Limitations include increased training time (relative to pure teacher forcing), susceptibility to content divergence at extreme lengths, and dependence on the foundational base model’s representational capacity.
5. Relation to Prior Autoregressive and Diffusion Forcing Methods
Self-Forcing++ generalizes and unifies several previous approaches:
- Unlike classical teacher-forcing, the model sees its own errors during training.
- It does not require recomputation of overlapping attention windows as with Wan2.1, SkyReels-V2, or MAGI-1.
- Rolling KV cache is employed throughout, rather than only at inference.
- Distillation is performed even for horizons far beyond what the teacher, or ground truth, can generate.
Prior methods either failed to control error accumulation, required expensive recomputation, or could not transfer teacher expertise to new, longer horizons. Self-Forcing++ both aligns the student’s long-horizon statistics to the teacher and scales efficiently by restricting expensive distillation to sampled segments.
6. Scalability and Future Directions
Self-Forcing++ establishes a rigorous pathway for scaling video generation to durations previously unattainable in diffusion systems. Training cost grows with rollout length, but effective parallelization and possible compressed representations (such as quantized latent vectors) are identified as promising directions. Further advances may involve:
- Memory-augmented architectures for persistent content retention over minute-scale sequences.
- Refinement of distribution matching criteria, e.g., to handle semantic drift or rare event consistency.
- Expansion of reward proxies in the reinforcement step (GRPO) to incorporate higher-level perceptual or semantic objectives.
The technical regime of Self-Forcing++ suggests a class of autoregressive generation strategies—Editor’s term: “self-corrective distribution-matched autoregression”—which leverage both the strengths and limitations of their teachers to engineer scalable, temporally coherent synthesis over arbitrarily long sequences.
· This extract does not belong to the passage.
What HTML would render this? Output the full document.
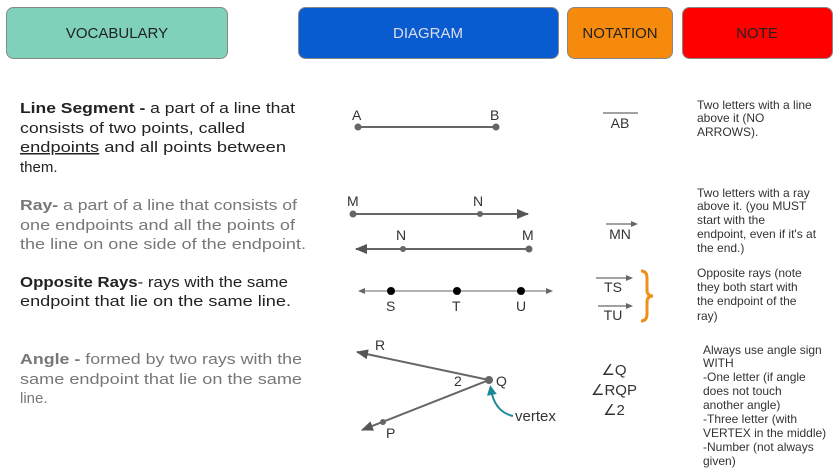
<!DOCTYPE html>
<html><head><meta charset="utf-8"><style>
html,body{margin:0;padding:0;background:#fff;}
svg{display:block;font-family:"Liberation Sans",sans-serif;}
</style></head><body>
<svg width="840" height="472" viewBox="0 0 840 472" xmlns="http://www.w3.org/2000/svg">
<defs>
<marker id="ah2" markerWidth="12" markerHeight="10" refX="11" refY="5" orient="auto" markerUnits="userSpaceOnUse"><path d="M0,0 L12,5 L0,10 z" fill="#555"/></marker>
<marker id="ahs" markerWidth="7" markerHeight="6" refX="6" refY="3" orient="auto" markerUnits="userSpaceOnUse"><path d="M0,0 L7,3 L0,6 z" fill="#666"/></marker>
<marker id="aht" markerWidth="10" markerHeight="10" refX="5" refY="5" orient="auto" markerUnits="userSpaceOnUse"><path d="M0,0 L10,5 L0,10 z" fill="#1a8a99"/></marker>
</defs>
<rect x="6.5" y="7.5" width="221" height="51" rx="7" fill="#7fd1b9" stroke="#888"/>
<text x="117" y="38" font-size="15" text-anchor="middle" fill="#222">VOCABULARY</text>
<rect x="298.5" y="7.5" width="260" height="51" rx="7" fill="#085ccf" stroke="#888"/>
<text x="428" y="38" font-size="15" text-anchor="middle" fill="#dde">DIAGRAM</text>
<rect x="567.5" y="7.5" width="105" height="51" rx="7" fill="#f68a0c" stroke="#888"/>
<text x="620" y="38" font-size="15" text-anchor="middle" fill="#222">NOTATION</text>
<rect x="682.5" y="7.5" width="150" height="51" rx="7" fill="#fe0000" stroke="#888"/>
<text x="757" y="38" font-size="15" text-anchor="middle" fill="#222">NOTE</text>

<g font-size="15" fill="#222">
<text x="20" y="113" textLength="275" lengthAdjust="spacingAndGlyphs"><tspan font-weight="bold">Line Segment -</tspan> a part of a line that</text>
<text x="20" y="133" textLength="225" lengthAdjust="spacingAndGlyphs">consists of two points, called</text>
<text x="20" y="152" textLength="266" lengthAdjust="spacingAndGlyphs"><tspan text-decoration="underline">endpoints</tspan> and all points between</text>
<text x="20" y="172">them.</text>
</g>
<g font-size="15" fill="#777">
<text x="20" y="210" textLength="277" lengthAdjust="spacingAndGlyphs"><tspan font-weight="bold">Ray-</tspan> a part of a line that consists of</text>
<text x="20" y="230" textLength="275" lengthAdjust="spacingAndGlyphs">one endpoints and all the points of</text>
<text x="20" y="249" textLength="286" lengthAdjust="spacingAndGlyphs">the line on one side of the endpoint.</text>
</g>
<g font-size="15" fill="#222">
<text x="20" y="287" textLength="268" lengthAdjust="spacingAndGlyphs"><tspan font-weight="bold">Opposite Rays</tspan>- rays with the same</text>
<text x="20" y="306" textLength="271" lengthAdjust="spacingAndGlyphs">endpoint that lie on the same line.</text>
</g>
<g font-size="15" fill="#777">
<text x="20" y="364" textLength="282" lengthAdjust="spacingAndGlyphs"><tspan font-weight="bold">Angle -</tspan> formed by two rays with the</text>
<text x="20" y="384" textLength="282" lengthAdjust="spacingAndGlyphs">same endpoint that lie on the same</text>
<text x="20" y="403">line.</text>
</g>

<g font-size="14" fill="#333">
<text x="352" y="120">A</text><text x="490" y="120">B</text>
<line x1="358" y1="127" x2="496" y2="127" stroke="#666" stroke-width="2"/>
<circle cx="358" cy="127" r="3.5" fill="#666"/><circle cx="496" cy="127" r="3.5" fill="#666"/>

<text x="347" y="206">M</text><text x="473" y="206">N</text>
<line x1="353" y1="214" x2="528" y2="214" stroke="#666" stroke-width="2" marker-end="url(#ah2)"/>
<circle cx="353" cy="214" r="3.5" fill="#666"/><circle cx="480" cy="214" r="3" fill="#666"/>
<text x="396" y="240">N</text><text x="522" y="240">M</text>
<line x1="529" y1="249" x2="356" y2="249" stroke="#666" stroke-width="2" marker-end="url(#ah2)"/>
<circle cx="529" cy="249" r="3.5" fill="#666"/><circle cx="403" cy="249" r="3" fill="#666"/>

<line x1="391" y1="291" x2="359" y2="291" stroke="#666" stroke-width="1" marker-end="url(#ahs)"/>
<line x1="391" y1="291" x2="552" y2="291" stroke="#666" stroke-width="1" marker-end="url(#ahs)"/>
<circle cx="391" cy="291" r="4" fill="#000"/><circle cx="457" cy="291" r="4" fill="#000"/><circle cx="521" cy="291" r="4" fill="#000"/>
<text x="386" y="311">S</text><text x="452" y="311">T</text><text x="516" y="311">U</text>

<line x1="489" y1="380" x2="357" y2="352" stroke="#666" stroke-width="2" marker-end="url(#ah2)"/>
<line x1="489" y1="380" x2="362" y2="430" stroke="#666" stroke-width="2" marker-end="url(#ah2)"/>
<circle cx="489" cy="380" r="4" fill="#666"/><circle cx="383" cy="422" r="3" fill="#666"/>
<text x="375" y="350">R</text><text x="386" y="438">P</text>
<text x="454" y="386">2</text><text x="496" y="386">Q</text>
<text x="515" y="421" font-size="15" fill="#333">vertex</text>
<path d="M513,416 Q495,412 491,390" fill="none" stroke="#1a8a99" stroke-width="2" marker-end="url(#aht)"/>
</g>

<g font-size="14" fill="#333" text-anchor="middle">
<line x1="603" y1="113" x2="638" y2="113" stroke="#444"/>
<text x="620" y="128">AB</text>
<line x1="606" y1="224" x2="637" y2="224" stroke="#444" marker-end="url(#ahs)"/>
<text x="620" y="239">MN</text>
<line x1="596" y1="278" x2="632" y2="278" stroke="#444" marker-end="url(#ahs)"/>
<text x="613" y="292">TS</text>
<line x1="598" y1="306" x2="632" y2="306" stroke="#444" marker-end="url(#ahs)"/>
<text x="613" y="320">TU</text>
<path d="M641,271 Q647,271 647,278 L647,290 Q647,296 653,296 Q647,296 647,302 L647,314 Q647,321 641,321" fill="none" stroke="#f0901a" stroke-width="3"/>
<text x="614" y="375" font-size="15">∠Q</text>
<text x="614" y="395" font-size="15">∠RQP</text>
<text x="614" y="415" font-size="15">∠2</text>
</g>

<g font-size="12" fill="#333">
<text x="697" y="109">Two letters with a line</text>
<text x="697" y="122">above it (NO</text>
<text x="697" y="136">ARROWS).</text>
<text x="697" y="197">Two letters with a ray</text>
<text x="697" y="210">above it. (you MUST</text>
<text x="697" y="224">start with the</text>
<text x="697" y="238">endpoint, even if it's at</text>
<text x="697" y="252">the end.)</text>
<text x="697" y="277">Opposite rays (note</text>
<text x="697" y="291">they both start with</text>
<text x="697" y="305">the endpoint of the</text>
<text x="697" y="320">ray)</text>
<text x="703" y="354">Always use angle sign</text>
<text x="703" y="367">WITH</text>
<text x="703" y="381">-One letter (if angle</text>
<text x="703" y="395">does not touch</text>
<text x="703" y="409">another angle)</text>
<text x="703" y="423">-Three letter (with</text>
<text x="703" y="437">VERTEX in the middle)</text>
<text x="703" y="451">-Number (not always</text>
<text x="703" y="465">given)</text>
</g>
</svg>
</body></html>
7. Summary Table: Self-Forcing++ Innovations and Effects
Innovation | Operational Mechanism | Resulting Property |
---|---|---|
Rolling KV cache | Maintains forward temporal context at O(TL) cost | Efficient, temporally consistent generation |
Backward noise initialization | Resamples sampled windows with diffusion-matched noise | Consistent teacher–student alignment |
Extended DMD loss | Windowed KL divergence between teacher and student scores | Correction of drift, error suppression |
GRPO fine-tuning | Group-wise RL for policy stability (optical flow reward) | Improved temporal smoothness |
Self-Forcing++ thus provides a solution framework for minute-scale, high-fidelity autoregressive video generation, addressing key failure modes of error accumulation and short-horizon bias in diffusion-based architectures, and defining new standards for scalability in autoregressive generative modeling (Cui et al., 2 Oct 2025).